Corps members will remove invasive plant species, restore native forest habitat, repair damaged trail surfaces, stabilize erosion, and close and rehabilitate unauthorized social trails. These efforts improve ecological health while also enhancing safe, accessible, and enjoyable recreational opportunities for the thousands of people who walk, run, bike, and explore Rock Creek Park each year.

In addition to restoring land, RC3 invests in people. Youth participants gain paid work experience, environmental education, leadership development, and a deeper connection to public lands and conservation careers. Support for RC3 provides youth stipends, tools, training, supplies, and field supervision, strengthening both the health of Rock Creek Park and the next generation of environmental stewards, community leaders, and lifelong park users.

Old Stone House Garden Revitalization & Visitor Engagement Exhibit

Project Goal: Revitalize a historic garden into a vibrant outdoor learning and gathering space
Funding Need: $28,000

The historic landscape surrounding the Old Stone House in Georgetown will be revitalized to create a more welcoming and accessible outdoor space where visitors can explore, learn, gather, and enjoy nature in the heart of the city.

The project will restore the Colonial Herb and Kitchen Garden with historically appropriate plantings while enhancing the Pollinator Grove and Native Plant Garden to strengthen ecological value, support wildlife, and create a more vibrant visitor experience. These improvements connect cultural history with urban biodiversity and watershed health, strengthening the site’s role as both a historic landscape and a living ecosystem.
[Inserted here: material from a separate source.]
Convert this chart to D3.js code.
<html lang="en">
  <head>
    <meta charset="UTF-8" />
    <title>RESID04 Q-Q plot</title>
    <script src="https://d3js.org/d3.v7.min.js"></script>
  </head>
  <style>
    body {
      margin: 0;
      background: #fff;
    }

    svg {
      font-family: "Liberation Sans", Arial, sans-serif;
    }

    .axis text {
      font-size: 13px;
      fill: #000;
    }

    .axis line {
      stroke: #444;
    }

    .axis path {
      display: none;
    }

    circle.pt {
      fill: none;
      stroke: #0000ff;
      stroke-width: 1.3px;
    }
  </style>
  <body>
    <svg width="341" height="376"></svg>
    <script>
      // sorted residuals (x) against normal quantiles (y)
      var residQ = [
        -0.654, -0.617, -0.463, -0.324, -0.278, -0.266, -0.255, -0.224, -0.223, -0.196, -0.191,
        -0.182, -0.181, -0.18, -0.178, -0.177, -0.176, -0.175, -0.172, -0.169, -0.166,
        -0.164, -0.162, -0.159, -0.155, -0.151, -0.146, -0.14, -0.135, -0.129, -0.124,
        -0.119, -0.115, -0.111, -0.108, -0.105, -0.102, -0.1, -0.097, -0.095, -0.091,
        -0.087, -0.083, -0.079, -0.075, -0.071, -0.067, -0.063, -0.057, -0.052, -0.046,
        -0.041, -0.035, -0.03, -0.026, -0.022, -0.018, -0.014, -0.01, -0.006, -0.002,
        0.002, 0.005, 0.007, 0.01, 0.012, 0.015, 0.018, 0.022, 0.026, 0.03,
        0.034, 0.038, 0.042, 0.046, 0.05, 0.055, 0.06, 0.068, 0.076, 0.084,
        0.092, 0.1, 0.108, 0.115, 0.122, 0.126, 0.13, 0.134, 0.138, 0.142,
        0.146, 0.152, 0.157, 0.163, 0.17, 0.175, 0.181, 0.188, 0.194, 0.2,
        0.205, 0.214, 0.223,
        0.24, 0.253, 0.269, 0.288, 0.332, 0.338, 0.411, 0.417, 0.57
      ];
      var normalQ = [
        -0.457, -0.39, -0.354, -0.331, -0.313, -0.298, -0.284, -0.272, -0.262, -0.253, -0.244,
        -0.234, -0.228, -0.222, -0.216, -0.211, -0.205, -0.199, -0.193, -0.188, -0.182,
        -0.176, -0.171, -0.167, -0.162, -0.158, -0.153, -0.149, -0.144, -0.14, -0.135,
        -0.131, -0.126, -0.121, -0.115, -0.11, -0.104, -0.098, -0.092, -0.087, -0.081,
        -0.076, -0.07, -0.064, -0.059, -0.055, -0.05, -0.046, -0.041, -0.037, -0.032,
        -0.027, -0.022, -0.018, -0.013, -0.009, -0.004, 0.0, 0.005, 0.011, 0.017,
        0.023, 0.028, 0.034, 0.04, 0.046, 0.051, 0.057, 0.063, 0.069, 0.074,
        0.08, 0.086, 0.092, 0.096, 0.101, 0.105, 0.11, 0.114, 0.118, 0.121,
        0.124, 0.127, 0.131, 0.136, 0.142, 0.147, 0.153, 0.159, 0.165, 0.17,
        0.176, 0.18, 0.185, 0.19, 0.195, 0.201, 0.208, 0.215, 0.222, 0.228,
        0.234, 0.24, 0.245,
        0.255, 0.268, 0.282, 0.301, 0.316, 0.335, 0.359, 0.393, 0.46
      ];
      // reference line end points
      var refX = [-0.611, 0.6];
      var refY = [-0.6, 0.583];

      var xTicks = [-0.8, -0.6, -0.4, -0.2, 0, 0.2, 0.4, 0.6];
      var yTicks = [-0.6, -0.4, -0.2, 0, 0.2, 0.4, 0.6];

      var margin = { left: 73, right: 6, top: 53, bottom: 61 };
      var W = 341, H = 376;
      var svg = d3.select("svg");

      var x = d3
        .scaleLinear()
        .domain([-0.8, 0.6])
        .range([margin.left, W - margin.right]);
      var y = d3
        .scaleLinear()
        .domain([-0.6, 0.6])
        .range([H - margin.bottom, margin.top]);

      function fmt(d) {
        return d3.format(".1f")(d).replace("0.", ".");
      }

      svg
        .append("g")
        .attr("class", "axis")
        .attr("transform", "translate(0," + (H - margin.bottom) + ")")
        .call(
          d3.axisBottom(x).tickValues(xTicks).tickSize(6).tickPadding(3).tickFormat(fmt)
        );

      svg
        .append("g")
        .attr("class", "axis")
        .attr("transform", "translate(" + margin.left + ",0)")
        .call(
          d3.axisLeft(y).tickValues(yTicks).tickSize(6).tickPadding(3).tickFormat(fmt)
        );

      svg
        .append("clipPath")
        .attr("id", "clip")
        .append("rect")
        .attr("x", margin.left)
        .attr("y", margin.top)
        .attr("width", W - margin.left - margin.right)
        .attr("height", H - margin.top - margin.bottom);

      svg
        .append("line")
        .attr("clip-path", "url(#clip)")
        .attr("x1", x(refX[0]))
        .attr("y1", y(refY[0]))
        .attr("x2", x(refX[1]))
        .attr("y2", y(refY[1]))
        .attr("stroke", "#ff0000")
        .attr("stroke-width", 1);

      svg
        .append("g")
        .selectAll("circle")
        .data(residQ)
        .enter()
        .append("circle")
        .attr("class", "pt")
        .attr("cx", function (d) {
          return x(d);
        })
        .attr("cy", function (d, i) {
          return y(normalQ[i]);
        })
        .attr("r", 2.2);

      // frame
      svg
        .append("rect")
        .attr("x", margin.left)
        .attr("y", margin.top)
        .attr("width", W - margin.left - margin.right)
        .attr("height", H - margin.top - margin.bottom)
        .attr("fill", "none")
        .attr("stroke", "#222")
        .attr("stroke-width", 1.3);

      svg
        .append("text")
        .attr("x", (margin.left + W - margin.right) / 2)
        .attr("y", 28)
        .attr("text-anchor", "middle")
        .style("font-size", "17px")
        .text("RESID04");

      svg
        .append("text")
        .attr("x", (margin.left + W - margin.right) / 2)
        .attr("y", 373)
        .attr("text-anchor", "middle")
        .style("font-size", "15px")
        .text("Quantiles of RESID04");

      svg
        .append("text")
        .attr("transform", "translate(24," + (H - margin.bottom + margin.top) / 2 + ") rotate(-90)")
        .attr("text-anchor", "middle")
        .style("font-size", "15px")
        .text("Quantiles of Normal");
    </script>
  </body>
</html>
New interpretive signage, educational exhibits, and QR code-enabled digital content will invite visitors of all ages to engage in self-guided exploration of the site’s history, evolving landscape, and role in environmental stewardship today. This demonstration garden will function as an outdoor classroom, interpretive space, and community gathering area, expanding opportunities for environmental education, and hands-on learning, while enriching public connection to one of Georgetown’s most significant historic landscapes.